Del film ho voluto cogliere proprio quest´immagine stridente e allo stesso tempo dissacrante.
Altra opera alla quale mi sono inspirato è stata "Victor ou les enfants au pouvoir", Victor o i bambini al potere, di Roger Vitrac.
Grande satira alla borghesia.
Ritiene che portare in scena il paradosso della condizione umana attraverso l´umorismo, a volte pungente del teatro, possa risvegliare le coscienze?
Di sicuro chi si occupa di teatro realizza un´operazione sulla mente, sia sulla propria che su quella del pubblico. Tuttavia ritengo quest´opera provocatoria.
A differenza di un Molière, in cui il tragico è molto forte, Feydeau non guarda con profondità le cose, ma le mette in scena con superficialità. Si tratta, ovviamente, di una superficialità provocatoria, per l´appunto, che il pubblico può cogliere o meno.
Un umorismo caustico capace di suscitare reazioni disparate e sul quale io ho particolarmente agito mettendo in scena elementi come i water o introducendo un personaggio che ha una continua flatulenza.
Riscoprire i classici che hanno fatto storia, può essere una soluzione per risolvere l´attuale crisi del teatro per carenza di testi validi?
Questo è un discorso complesso che riguarda molti ambiti della cultura. In Italia, purtroppo, c´è pochissima politica teatrale legata alla nuova drammaturgia.
Far girare un testo innovativo è un´impresa titanica. Perfino un autore come Bernard avrebbe, oggi, difficoltà ad emergere.
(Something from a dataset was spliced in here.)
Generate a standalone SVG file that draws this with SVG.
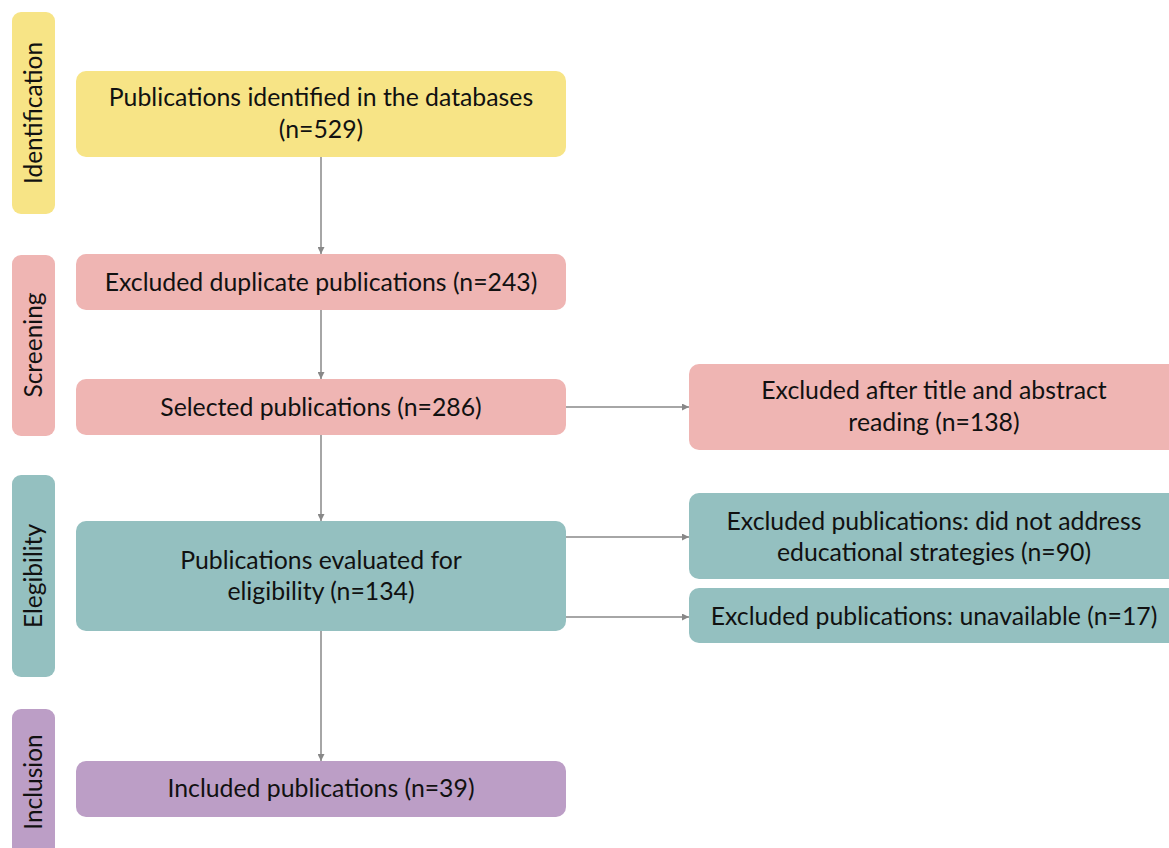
<svg xmlns="http://www.w3.org/2000/svg" width="1169" height="848" viewBox="0 0 1169 848">
<defs>
<style>
text{font-family:Lato,"Open Sans","Liberation Sans",sans-serif;fill:#111;}
.t{font-size:24.8px;text-anchor:middle;}
.p{font-size:24.5px;text-anchor:middle;}
.y{fill:#F7E486;}
.r{fill:#EFB5B3;}
.g{fill:#94C0C0;}
.v{fill:#BC9EC6;}
.c{stroke:#888;stroke-width:1.5;fill:none;marker-end:url(#a);}
</style>
<marker id="a" viewBox="0 0 10 10" refX="10" refY="5" markerWidth="7" markerHeight="7" markerUnits="userSpaceOnUse" orient="auto">
<path d="M0,0 L10,5 L0,10 z" fill="#888"/>
</marker>
</defs>
<rect width="1169" height="848" fill="#fff"/>
<g id="phase-identification"><rect class="y" x="12" y="12" width="43" height="202" rx="9"/><text class="p" transform="translate(42,113) rotate(-90)">Identification</text></g>
<g id="phase-screening"><rect class="r" x="12" y="255" width="43" height="181" rx="9"/><text class="p" transform="translate(42,345) rotate(-90)">Screening</text></g>
<g id="phase-elegibility"><rect class="g" x="12" y="475" width="43" height="202" rx="9"/><text class="p" transform="translate(42,576) rotate(-90)">Elegibility</text></g>
<g id="phase-inclusion"><rect class="v" x="12" y="709" width="43" height="160" rx="9"/><text class="p" transform="translate(42,782) rotate(-90)">Inclusion</text></g>
<g id="connectors">
<path class="c" d="M321,157 V254"/>
<path class="c" d="M321,310 V379"/>
<path class="c" d="M321,435 V521"/>
<path class="c" d="M321,631 V761"/>
<path class="c" d="M566,407 H689"/>
<path class="c" d="M566,537 H689"/>
<path class="c" d="M566,617 H689"/>
</g>
<g id="n1"><rect class="y" x="76" y="71" width="490" height="86" rx="10"/><text class="t" x="321" y="106">Publications identified in the databases</text><text class="t" x="321" y="138">(n=529)</text></g>
<g id="n2"><rect class="r" x="76" y="254" width="490" height="56" rx="10"/><text class="t" x="321" y="291">Excluded duplicate publications (n=243)</text></g>
<g id="n3"><rect class="r" x="76" y="379" width="490" height="56" rx="10"/><text class="t" x="321" y="416">Selected publications (n=286)</text></g>
<g id="n4"><rect class="g" x="76" y="521" width="490" height="110" rx="10"/><text class="t" x="321" y="569">Publications evaluated for</text><text class="t" x="321" y="600">eligibility (n=134)</text></g>
<g id="n5"><rect class="v" x="76" y="761" width="490" height="56" rx="10"/><text class="t" x="321" y="797">Included publications (n=39)</text></g>
<g id="n6"><rect class="r" x="689" y="364" width="500" height="86" rx="10"/><text class="t" x="934" y="399">Excluded after title and abstract</text><text class="t" x="934" y="431">reading (n=138)</text></g>
<g id="n7"><rect class="g" x="689" y="493" width="500" height="86" rx="10"/><text class="t" x="934" y="530">Excluded publications: did not address</text><text class="t" x="934" y="561">educational strategies (n=90)</text></g>
<g id="n8"><rect class="g" x="689" y="588" width="500" height="55" rx="10"/><text class="t" x="934" y="625">Excluded publications: unavailable (n=17)</text></g>
</svg>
Così alla mancanza di investimento corrisponde una carenza di testi nuovi. Sicuramente fare classici è un´ottima scelta, quando si crea equilibrio tra vecchio e nuovo. Sono spesso proprio i direttori dei teatri che evitano di proporre nei cartelloni opere poco conosciute o addirittura totalmente sconosciute al pubblico, nell´illusione che un classico o un attore di punta, possa essere determinante per riempire la sala.